GOAL>
Starting with the first line below, extract each line through the one that contains "B_hnk_err = [5, 8, 4, 3, 2, 0.4]", inclusive, excluding pictures.

---------- PROVIDED DATA

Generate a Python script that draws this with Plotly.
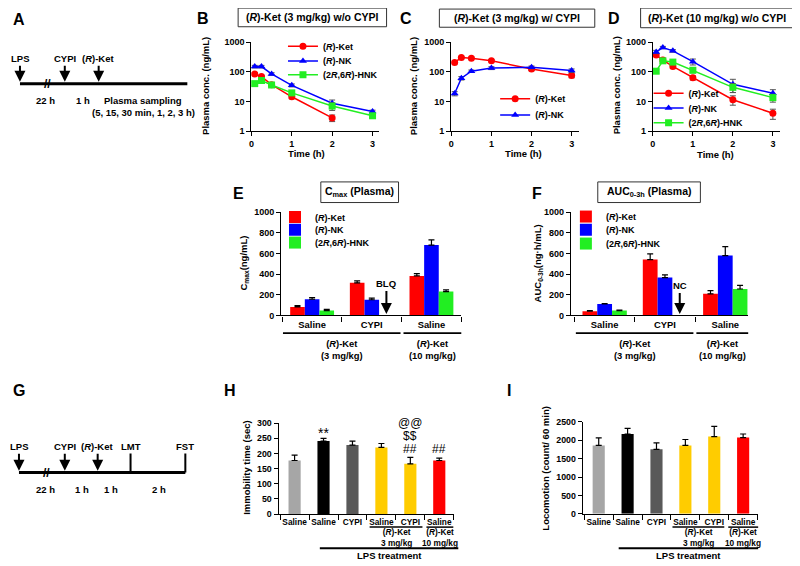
import plotly.graph_objects as go

# ---------------- data ----------------
times_h = [0.083, 0.25, 0.5, 1, 2, 3]
time_ticks = [0, 1, 2, 3]
log_ticks = [1, 10, 100, 1000]
log_ticktext = ["1", "10", "100", "1000"]

# Panel B: (R)-Ket 3 mg/kg w/o CYPI
B_ket = [85, 69, 37, 14.4, 2.8, None]
B_ket_err = [8, 7, 4, 2, 0.7, 0]
B_nk = [150, 150, 85, 35, 8.7, 4.6]
B_nk_err = [15, 15, 8, 4, 2.5, 0.5]
B_hnk = [40, 51, 36, 19.5, 7, 3.3]
B_hnk_err = [5, 8, 4, 3, 2, 0.4]

# Panel C: (R)-Ket 3 mg/kg w/ CYPI
C_ket = [208, 303, 288, 235, 125, 75]
C_ket_err = [20, 25, 20, 20, 15, 12]
C_nk = [18.5, 61, 105, 134, 142, 110]
C_nk_err = [3, 8, 10, 15, 15, 15]

# Panel D: (R)-Ket 10 mg/kg w/o CYPI
D_ket = [370, 250, 152, 63, 11.5, 4]
D_ket_err = [40, 30, 20, 10, 4, 1.5]
D_nk = [470, 660, 510, 220, 38, 19]
D_nk_err = [60, 60, 50, 50, 18, 6]
D_hnk = [105, 235, 213, 113, 30, 13.5]
D_hnk_err = [15, 40, 25, 20, 10, 4]

# Panel E: Cmax ; Panel F: AUC0-3h
group_labels = ["Saline", "CYPI", "Saline"]
E_ket = [83, 316, 383]
E_ket_err = [12, 19, 22]
E_nk = [158, 152, 681]
E_nk_err = [16, 16, 50]
E_hnk = [47, None, 231]
E_hnk_err = [13, 0, 16]

F_ket = [41, 541, 209]
F_ket_err = [6, 54, 31]
F_nk = [111, 367, 579]
F_nk_err = [5, 25, 86]
F_hnk = [47, None, 256]
F_hnk_err = [5, 0, 35]

# Panel H: immobility ; Panel I: locomotion
beh_labels = ["Saline", "Saline", "CYPI", "Saline", "CYPI", "Saline"]
H_vals = [177, 241, 228, 220, 166, 177]
H_err = [18, 9, 13, 13, 21, 8]
I_vals = [1859, 2170, 1752, 1859, 2100, 2073]
I_err = [204, 152, 177, 161, 276, 97]

# ---------------- styles ----------------
# page body has an 8px default margin: the figure is offset by 8px
OFF = 8
W, HT = 800 - OFF, 566 - OFF
FONT = "Liberation Sans, Arial, sans-serif"
RED, BLUE, GREEN = "#ff0000", "#0000ff", "#22ee22"
beh_colors = ["#a6a6a6", "#000000", "#595959", "#ffcc00", "#ffcc00", "#ff0000"]


def px(x):
    return (x - OFF) / W


def py(y):
    return 1 - (y - OFF) / HT


def f(size=9, bold=True, color="black"):
    return dict(family=FONT, size=size, color=color, weight="bold" if bold else "normal")


fig = go.Figure()
legends = {}
LEG_DX, LEG_DY = 20, 16


def add_legend(key_cx, item_y):
    name = "legend" if not legends else "legend%d" % (len(legends) + 1)
    legends[name] = dict(x=px(key_cx - LEG_DX), y=py(item_y - LEG_DY), xanchor="left", yanchor="top",
                         bgcolor="rgba(0,0,0,0)", font=f(9), itemwidth=30, borderwidth=0)
    return name


def line_trace(x, y, err, name, color, symbol, xa, ya, key_cx, item_y):
    fig.add_trace(go.Scatter(
        x=x, y=y, name=name, mode="lines+markers",
        line=dict(color=color, width=1.5),
        marker=dict(color=color, symbol=symbol, size=7),
        error_y=dict(type="data", array=err, color="#555555", thickness=1, width=3),
        xaxis=xa, yaxis=ya, legend=add_legend(key_cx, item_y), cliponaxis=False,
    ))


KET = "(<i>R</i>)-Ket"
NK = "(<i>R</i>)-NK"
HNK = "(2<i>R</i>,6<i>R</i>)-HNK"

line_trace(times_h, B_ket, B_ket_err, KET, RED, "circle", "x", "y", 301, 43)
line_trace(times_h, B_nk, B_nk_err, NK, BLUE, "triangle-up", "x", "y", 301, 58)
line_trace(times_h, B_hnk, B_hnk_err, HNK, GREEN, "square", "x", "y", 301, 72)

line_trace(times_h, C_ket, C_ket_err, KET, RED, "circle", "x2", "y2", 514, 96.5)
line_trace(times_h, C_nk, C_nk_err, NK, BLUE, "triangle-up", "x2", "y2", 514, 113)

line_trace(times_h, D_ket, D_ket_err, KET, RED, "circle", "x3", "y3", 668, 91)
line_trace(times_h, D_nk, D_nk_err, NK, BLUE, "triangle-up", "x3", "y3", 668, 106)
line_trace(times_h, D_hnk, D_hnk_err, HNK, GREEN, "square", "x3", "y3", 668, 121)

BW = 0.245


def bar_trace(y, err, name, color, off, xa, ya, key_cx, item_y):
    fig.add_trace(go.Bar(
        x=[0, 1, 2], y=y, name=name, width=BW, offset=off,
        marker=dict(color=color, line=dict(width=0)),
        error_y=dict(type="data", array=err, arrayminus=[0] * len(err), symmetric=False,
                     color="black", thickness=1.2, width=3),
        xaxis=xa, yaxis=ya, legend=add_legend(key_cx, item_y),
    ))


bar_trace(E_ket, E_ket_err, KET, RED, -1.5 * BW, "x4", "y4", 293, 217)
bar_trace(E_nk, E_nk_err, NK, BLUE, -0.5 * BW, "x4", "y4", 293, 230)
bar_trace(E_hnk, E_hnk_err, HNK, GREEN, 0.5 * BW, "x4", "y4", 293, 243)

bar_trace(F_ket, F_ket_err, KET, RED, -1.5 * BW, "x5", "y5", 585, 216.5)
bar_trace(F_nk, F_nk_err, NK, BLUE, -0.5 * BW, "x5", "y5", 585, 230)
bar_trace(F_hnk, F_hnk_err, HNK, GREEN, 0.5 * BW, "x5", "y5", 585, 244)

for vals, err, xa, ya in [(H_vals, H_err, "x6", "y6"), (I_vals, I_err, "x7", "y7")]:
    fig.add_trace(go.Bar(
        x=list(range(len(vals))), y=vals, width=0.42, showlegend=False,
        marker=dict(color=beh_colors, line=dict(width=0)),
        error_y=dict(type="data", array=err, arrayminus=[0] * len(err), symmetric=False,
                     color="black", thickness=1.2, width=3),
        xaxis=xa, yaxis=ya,
    ))


# ---------------- axes ----------------
def ax(**kw):
    base = dict(showline=True, linecolor="black", linewidth=1.3, ticks="outside", ticklen=4,
                tickwidth=1.2, tickcolor="black", showgrid=False, zeroline=False,
                tickfont=f(9), fixedrange=True)
    base.update(kw)
    return base


def cat_ax(dom, rng, anchor, labels, size):
    return ax(domain=dom, range=rng, anchor=anchor, tickmode="array",
              tickvals=list(range(len(labels))), ticktext=labels, ticklen=0,
              tickfont=f(size),
              minor=dict(ticks="outside", ticklen=5, tickwidth=1.2, tickcolor="black",
                         tick0=0.5, dtick=1, showgrid=False))


logy = dict(type="log", range=[0, 3], tickmode="array", tickvals=log_ticks, ticktext=log_ticktext)
timex = dict(tickmode="array", tickvals=time_ticks)

layout = dict(
    width=W, height=HT, margin=dict(l=0, r=0, t=0, b=0), autosize=False,
    paper_bgcolor="white", plot_bgcolor="rgba(0,0,0,0)",
    font=f(9), barmode="overlay",
    xaxis=ax(domain=[px(249.3), px(377)], anchor="y", range=[0, 3.15], **timex),
    yaxis=ax(domain=[py(128.3), py(37.7)], anchor="x", **logy),
    xaxis2=ax(domain=[px(450), px(578)], anchor="y2", range=[0, 3.18], **timex),
    yaxis2=ax(domain=[py(128.3), py(37.7)], anchor="x2", **logy),
    xaxis3=ax(domain=[px(652.3), px(780)], anchor="y3", range=[0, 3.18], **timex),
    yaxis3=ax(domain=[py(128.3), py(37.7)], anchor="x3", **logy),
    xaxis4=cat_ax([px(279.3), px(460)], [-0.517, 2.5], "y4", group_labels, 9.4),
    yaxis4=ax(domain=[py(316), py(210.7)], anchor="x4", range=[0, 1000], dtick=200),
    xaxis5=cat_ax([px(570), px(748)], [-0.56, 2.38], "y5", group_labels, 9.4),
    yaxis5=ax(domain=[py(316), py(210.7)], anchor="x5", range=[0, 1000], dtick=200),
    xaxis6=cat_ax([px(276.7), px(453)], [-0.55, 5.52], "y6", beh_labels, 8.3),
    yaxis6=ax(domain=[py(518.3), py(425.7)], anchor="x6", range=[0, 300], dtick=50, tickfont=f(8.8)),
    xaxis7=cat_ax([px(582), px(758)], [-0.55, 5.52], "y7", beh_labels, 8.3),
    yaxis7=ax(domain=[py(518), py(424.3)], anchor="x7", range=[0, 2500], dtick=500, tickfont=f(8.8)),
)
layout.update(legends)
fig.update_layout(**layout)

# ---------------- annotations & shapes ----------------
ann = []
shp = []


def text(x, y, t, size=9, bold=True, angle=0, xanchor="center"):
    ann.append(dict(x=px(x), y=py(y), xref="paper", yref="paper", text=t, showarrow=False,
                    font=f(size, bold), textangle=angle, xanchor=xanchor, yanchor="middle"))


def hline(x0, x1, y, w=1.5):
    shp.append(dict(type="line", xref="paper", yref="paper", x0=px(x0), x1=px(x1),
                    y0=py(y), y1=py(y), line=dict(color="black", width=w)))


def box(x0, x1, y0, y1):
    shp.append(dict(type="rect", xref="paper", yref="paper", x0=px(x0), x1=px(x1),
                    y0=py(y1), y1=py(y0), line=dict(color="#333333", width=1)))


def arrow(x, y, t, dy, head=2):
    ann.append(dict(x=px(x), y=py(y), xref="paper", yref="paper", text=t, showarrow=True,
                    ax=0, ay=-dy, arrowhead=head, arrowsize=1.1, arrowwidth=2, arrowcolor="black",
                    font=f(9.5)))


# panel letters
text(8, 15, "A", 16, xanchor="left")
text(8, 392, "G", 16, xanchor="left")
for L, x, y in [("B", 201, 14), ("C", 405, 14), ("D", 613, 14),
                ("E", 236, 192), ("F", 536, 192), ("H", 228, 392), ("I", 508, 392)]:
    text(x, y, L, 16)

# title boxes
box(236, 385, 3, 22)
text(310.5, 12.5, "(<i>R</i>)-Ket (3 mg/kg) w/o CYPI", 10.5)
box(438, 594, 4, 22.5)
text(516, 13, "(<i>R</i>)-Ket (3 mg/kg) w/ CYPI", 10.5)
box(640, 793, 3, 23)
text(716.5, 13, "(<i>R</i>)-Ket (10 mg/kg) w/o CYPI", 10.5)
box(319, 397, 180, 201)
text(358, 190.5, "C<sub>max</sub> (Plasma)", 10.5)
box(597, 700, 180, 201)
text(648.5, 190.5, "AUC<sub>0-3h</sub> (Plasma)", 10.5)

# axis titles
text(203, 82, "Plasma conc. (ng/mL)", 9.5, angle=-90)
text(412, 82, "Plasma conc. (ng/mL)", 9.5, angle=-90)
text(616, 82, "Plasma conc. (ng/mL)", 9.5, angle=-90)
text(305, 151, "Time (h)", 9.5)
text(522, 151, "Time (h)", 9.5)
text(715, 152, "Time (h)", 9.5)
text(242, 263, "C<sub>max</sub>(ng/mL)", 9.5, angle=-90)
text(537, 263, "AUC<sub>0-3h</sub>(ng·h/mL)", 9.5, angle=-90)
text(245, 471, "Immobility time (sec)", 9.5, angle=-90)
text(545, 471, "Locomotion (count/ 60 min)", 9.5, angle=-90)

# E / F group brackets
for (a0, a1, b0, b1) in [(281, 399, 402, 460), (575, 693, 696, 748)]:
    hline(a0, a1, 334, 1.8)
    hline(b0, b1, 334, 1.8)
    text((a0 + a1) / 2, 351, "(<i>R</i>)-Ket<br>(3 mg/kg)", 9.4)
    text((b0 + b1) / 2, 351, "(<i>R</i>)-Ket<br>(10 mg/kg)", 9.4)

# BLQ / NC arrows
ann.append(dict(x=1 + BW, y=15, xref="x4", yref="y4", text="BLQ", showarrow=True, ax=0, ay=-30,
                arrowhead=2, arrowsize=1.1, arrowwidth=2, arrowcolor="black", font=f(9.5)))
ann.append(dict(x=1 + BW, y=15, xref="x5", yref="y5", text="NC", showarrow=True, ax=0, ay=-28,
                arrowhead=2, arrowsize=1.1, arrowwidth=2, arrowcolor="black", font=f(9.5)))

# H / I brackets
for (u0, u1, v0, v1, l0, l1) in [(368, 421, 425, 452, 318, 457), (672, 724, 728, 758, 618, 758)]:
    hline(u0, u1, 531.5, 1.5)
    hline(v0, v1, 531.5, 1.5)
    text((u0 + u1) / 2, 542, "(<i>R</i>)-Ket<br>3 mg/kg", 8.3)
    text((v0 + v1) / 2, 542, "(<i>R</i>)-Ket<br>10 mg/kg", 8.3)
    hline(l0, l1, 553, 2.2)
    text((l0 + l1) / 2, 560.5, "LPS treatment", 9.5)

# significance marks
for xv, yv, t, s in [(1, 268, "**", 14), (4, 214, "##", 12), (4, 257, "$$", 12),
                     (4, 300, "@@", 12), (5, 214, "##", 12)]:
    ann.append(dict(x=xv, y=yv, xref="x6", yref="y6", text=t, showarrow=False,
                    font=f(s, False), yanchor="middle"))

# timeline A
hline(17, 185, 80, 3)
arrow(17, 78, "LPS", 23)
arrow(62, 78, "CYPI", 23)
arrow(96, 78, "(<i>R</i>)-Ket", 23)
text(45, 80, "//", 12)
text(43, 97, "22 h", 9.5)
text(80, 97, "1 h", 9.5)
text(140, 97, "Plasma sampling", 9.5)
text(141, 109, "(5, 15, 30 min, 1, 2, 3 h)", 9.5)

# timeline G
hline(16, 183, 476, 3)
arrow(16, 474, "LPS", 24)
arrow(62, 474, "CYPI", 24)
arrow(95, 474, "(<i>R</i>)-Ket", 24)
arrow(128, 476, "LMT", 26, head=0)
arrow(183, 476, "FST", 26, head=0)
text(44, 476, "//", 12)
text(43, 493, "22 h", 9.5)
text(79, 493, "1 h", 9.5)
text(108, 493, "1 h", 9.5)
text(157, 493, "2 h", 9.5)

fig.update_layout(annotations=ann, shapes=shp)
fig.write_html("out.html")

--------------------

WRITTEN SOLUTION>
Generate a Python script that draws this with Plotly.
import plotly.graph_objects as go

# ---------------- data ----------------
times_h = [0.083, 0.25, 0.5, 1, 2, 3]
time_ticks = [0, 1, 2, 3]
log_ticks = [1, 10, 100, 1000]
log_ticktext = ["1", "10", "100", "1000"]

# Panel B: (R)-Ket 3 mg/kg w/o CYPI
B_ket = [85, 69, 37, 14.4, 2.8, None]
B_ket_err = [8, 7, 4, 2, 0.7, 0]
B_nk = [150, 150, 85, 35, 8.7, 4.6]
B_nk_err = [15, 15, 8, 4, 2.5, 0.5]
B_hnk = [40, 51, 36, 19.5, 7, 3.3]
B_hnk_err = [5, 8, 4, 3, 2, 0.4]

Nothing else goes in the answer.